Cedar Springs Public Schools Board of Education · February 24, 2026
AI-Generated Content: All content on this page was generated by AI to highlight key points from the meeting. For complete details and context, we recommend watching the full video. so we can fix them.

Summary

District leaders presented midyear assessment results and a districtwide continuous-improvement plan centered on frequent diagnostics, targeted intervention blocks and building-level teams aimed at closing proficiency gaps and reducing failure rates.
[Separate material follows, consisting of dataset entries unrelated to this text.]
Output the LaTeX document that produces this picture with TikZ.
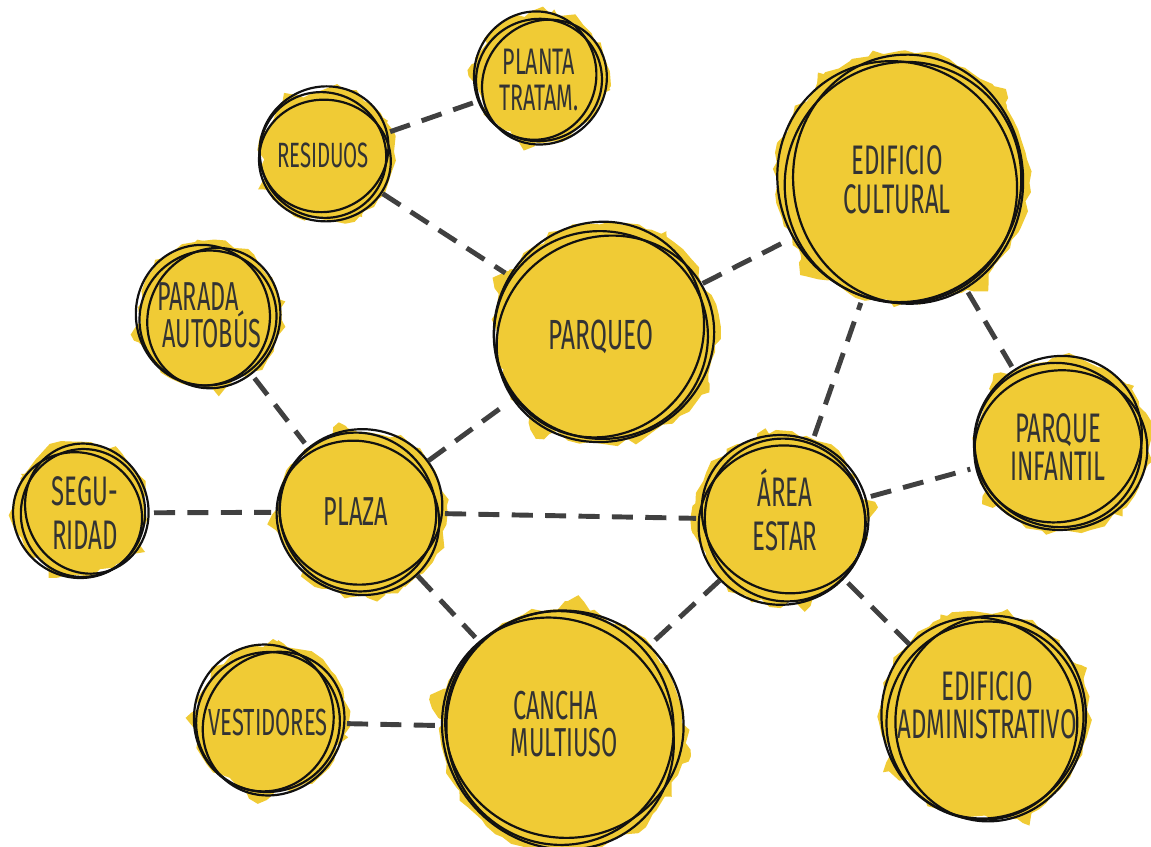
\documentclass[tikz,border=0pt]{standalone}
\usepackage{fontspec}
\newfontfamily\agency[FakeStretch=0.58]{Fira Sans}
\usetikzlibrary{decorations.pathmorphing,calc}
\definecolor{yel}{HTML}{F0CB35}
\definecolor{inkc}{HTML}{111111}
\definecolor{txt}{HTML}{333333}
\definecolor{dashc}{HTML}{404040}
\tikzset{
  inkline/.style={draw=inkc, line width=1.25pt},
  blobnode/.style={circle, inner sep=0pt, outer sep=4pt},
  blobtext/.style={inner sep=0pt, align=center, text=txt},
  conn/.style={draw=dashc, line width=2.8pt, dash pattern=on 12pt off 7pt},
}
% #1 name, #2 x, #3 y, #4 r, #5 font size, #6 baselineskip, #7 text, #8 rotation, #9 text offset
\newcommand\blob[9]{%
  \begin{scope}[shift={(#2,#3)}, rotate=#8]
    \fill[yel, decorate, decoration={random steps,segment length=6pt,amplitude=2.5pt}]
      (4,-3) circle[radius=1.04*#4];
    \fill[yel, decorate, decoration={random steps,segment length=5pt,amplitude=2pt}, rotate=25]
      (-0.84*#4,-0.78*#4) rectangle (0.84*#4,0.78*#4);
    \draw[inkline] (0,0) circle[x radius=#4, y radius=0.97*#4];
    \draw[inkline] (5,3) circle[x radius=1.03*#4, y radius=0.95*#4, rotate=35];
    \draw[inkline] (-3,-5) circle[x radius=0.97*#4, y radius=1.02*#4, rotate=-20];
  \end{scope}
  \node[blobnode, minimum size=#4*0.04cm] (#1) at (#2,#3) {};
  \node[blobtext, font={\agency\fontsize{#5}{#6}\selectfont}] (#1t) at ($(#2,#3)+(#9)$) {#7};
}
\begin{document}
\begin{tikzpicture}[x=0.02cm, y=-0.02cm]
\pgfmathsetseed{3}
\useasboundingbox (0,0) rectangle (1151,846);
\blob{planta}{539}{80}{63}{21}{21}{PLANTA\\TRATAM.}{10}{0,0}
\blob{residuos}{323}{155}{64}{20}{20}{RESIDUOS}{-40}{0,0}
\blob{cultural}{903}{182}{121}{23.5}{22}{EDIFICIO\\CULTURAL}{60}{-6,-2}
\blob{parqueo}{601}{335}{107}{24}{20}{PARQUEO}{-10}{0,2}
\blob{parada}{208}{318}{69}{23}{21}{PARADA\kern8pt\\\kern8pt AUTOBÚS}{30}{-3,-3}
\blob{seguridad}{83}{513}{64}{23.5}{25}{SEGU-\\RIDAD}{80}{2,0}
\blob{plaza}{358}{512}{80}{23}{20}{PLAZA}{-60}{-2,0}
\blob{area}{785}{520}{82}{23.5}{25.5}{ÁREA\\ESTAR}{120}{0,-10}
\blob{infantil}{1058}{445}{84}{23.5}{21.5}{PARQUE\\INFANTIL}{-30}{0,2}
\blob{admin}{985}{720}{100}{23.5}{21.5}{EDIFICIO\\ADMINISTRATIVO}{45}{2,-15}
\blob{cancha}{560}{728}{117}{23}{21.5}{CANCHA\kern5pt\\\kern5pt MULTIUSO}{-80}{0,-4}
\blob{vestidores}{268}{722}{72}{21.5}{20}{VESTIDORES}{15}{0,0}

\draw[conn] (residuos) -- (planta);
\draw[conn] (residuos) -- (parqueo);
\draw[conn] (parqueo) -- (cultural);
\draw[conn] (parada) -- (plaza);
\draw[conn] (seguridad) -- (plaza);
\draw[conn] (plaza) -- (parqueo);
\draw[conn] (plaza) -- (area);
\draw[conn] (plaza) -- (cancha);
\draw[conn] (area) -- (cultural);
\draw[conn] (area) -- (infantil);
\draw[conn] (area) -- (admin);
\draw[conn] (area) -- (cancha);
\draw[conn] (cultural) -- (infantil);
\draw[conn] (vestidores) -- (cancha);
\end{tikzpicture}
\end{document}
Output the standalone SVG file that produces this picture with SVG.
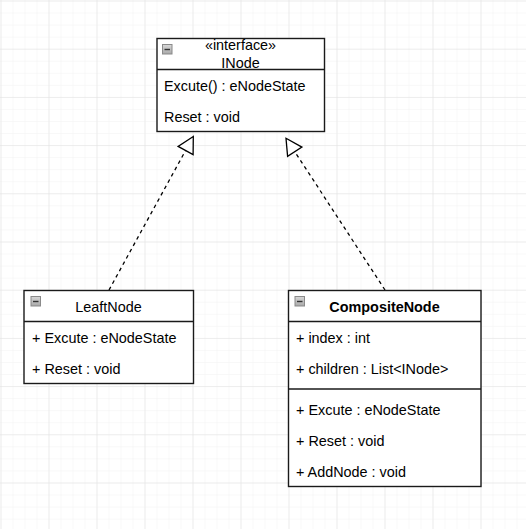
<svg xmlns="http://www.w3.org/2000/svg" width="526" height="529" viewBox="0 0 526 529">
  <defs>
    <pattern id="minor" x="0.5" y="0.5" width="12" height="12.05" patternUnits="userSpaceOnUse">
      <path d="M0 0H12M0 0V12.05" fill="none" stroke="#f2f2f2" stroke-width="1"/>
    </pattern>
    <pattern id="major" x="0.5" y="0.5" width="48" height="48.2" patternUnits="userSpaceOnUse">
      <path d="M0 0H48M0 0V48.2" fill="none" stroke="#e2e2e2" stroke-width="1"/>
    </pattern>
    <linearGradient id="icong" x1="0" y1="0" x2="0" y2="1">
      <stop offset="0" stop-color="#d8d8d8"/>
      <stop offset="1" stop-color="#a8a8a8"/>
    </linearGradient>
    <g id="icon">
      <rect x="0" y="0" width="9.5" height="9.5" fill="url(#icong)" stroke="#8a8a8a" stroke-width="1"/>
      <path d="M2 5H7.5" stroke="#333" stroke-width="1.4"/>
    </g>
  </defs>
  <style>
    .box { fill: #ffffff; stroke: #1a1a1a; stroke-width: 1.4; }
    .sep { stroke: #1a1a1a; stroke-width: 1.4; fill: none; }
    .t { font-family: "Liberation Sans", Arial, sans-serif; font-size: 14.4px; fill: #000; }
    .c { text-anchor: middle; }
    .b { font-weight: bold; }
    .edge { stroke: #000; stroke-width: 1.3; stroke-dasharray: 3.6 3.6; fill: none; }
    .head { fill: #fff; stroke: #000; stroke-width: 1.3; }
  </style>
  <rect x="0" y="0" width="526" height="529" fill="#ffffff"/>
  <rect x="0" y="0" width="526" height="529" fill="url(#minor)"/>
  <rect x="0" y="0" width="526" height="529" fill="url(#major)"/>

  <g id="connectors">
    <path class="edge" d="M109 290L185.6 150.5"/>
    <polygon class="head" points="193.3,136.5 178.1,146.4 193.1,154.6"/>
    <path class="edge" d="M385 290L294.8 151.7"/>
    <polygon class="head" points="286,138.3 301.9,147.1 287.6,156.4"/>
  </g>

  <g id="INode">
    <rect class="box" x="157" y="38.5" width="167.5" height="93"/>
    <path class="sep" d="M157 69.5H324.5"/>
    <use href="#icon" x="162.5" y="44.5"/>
    <text class="t c" x="240.5" y="49.5">«interface»</text>
    <text class="t c" x="240.5" y="67.5">INode</text>
    <text class="t" x="164" y="90.5">Excute() : eNodeState</text>
    <text class="t" x="164" y="121.5">Reset : void</text>
  </g>

  <g id="LeaftNode">
    <rect class="box" x="24" y="290.5" width="169.5" height="93"/>
    <path class="sep" d="M24 321.5H193.5"/>
    <use href="#icon" x="31" y="296.5"/>
    <text class="t c" x="108.5" y="311.5">LeaftNode</text>
    <text class="t" x="32" y="342.5">+ Excute : eNodeState</text>
    <text class="t" x="32" y="373.5">+ Reset : void</text>
  </g>

  <g id="CompositeNode">
    <rect class="box" x="288.5" y="290.5" width="192.5" height="196"/>
    <path class="sep" d="M288.5 321.5H481"/>
    <path class="sep" d="M288.5 389H481"/>
    <use href="#icon" x="295" y="296.5"/>
    <text class="t c b" x="384.5" y="311.5">CompositeNode</text>
    <text class="t" x="296" y="342.5">+ index : int</text>
    <text class="t" x="296" y="373.5">+ children : List&lt;INode&gt;</text>
    <text class="t" x="296" y="414.5">+ Excute : eNodeState</text>
    <text class="t" x="296" y="445.5">+ Reset : void</text>
    <text class="t" x="296" y="476.5">+ AddNode : void</text>
  </g>
</svg>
Kristen, the district’s academic-services lead, told the Cedar Springs Public Schools board on Feb. 23 that the district is treating midyear assessment results as the basis for a systems-oriented improvement plan rather than a final judgment. The presentation explained how the district uses iReady diagnostics in K–8 (and IXL at the high school) alongside statewide assessments such as the M-STEP, PSAT and SAT to create more frequent, actionable touch points during the school year.

"You don't rise to the level of your goals. You fall to the level of your system," Kristen said, summarizing the case for districtwide systems that produce repeatable interventions rather than one-off activities. She described monthly reporting and an RTI scheduler that flags students at or below about 70% so teachers can invite or assign students into targeted intervention blocks (referred to in different buildings as "wind time," "hawk time" or similar schedules).

Kristen highlighted that several grade levels are showing growth against state averages and that cohort tracking—following the same group of students year to year—reveals transitional dips (commonly between elementary and middle school). For high school, staff have added scheduled intervention time during the school day to reduce the number of students with multiple course failures; district staff said the initiative has begun tracking 1-failure counts this year so year-to-year comparisons will be possible next year.

Administration described the continuous-improvement framework as a monitoring tool: the district is reviewing capacity, implementation fidelity and reach to determine whether initiatives are applied broadly enough to move outcome measures. Dan Skollos of the AgMiner Group and data lead Ashvin were available as technical resources for board questions about K–5 reporting and diagnostics.

Board members asked for clarification on cohort versus cross-sectional views of the data, on the cadence of reports and on how intervention decisions will be coordinated across subjects. Kristen said building-level and district-level professional learning communities will use shared reports to align instruction and intervene sooner when students show risk factors.

The district framed the midyear report as a work-in-progress: administration said some gains are evident but cautioned that meeting long-term proficiency targets will require sustained implementation and, in some cases, accelerated growth beyond typical annual expectations.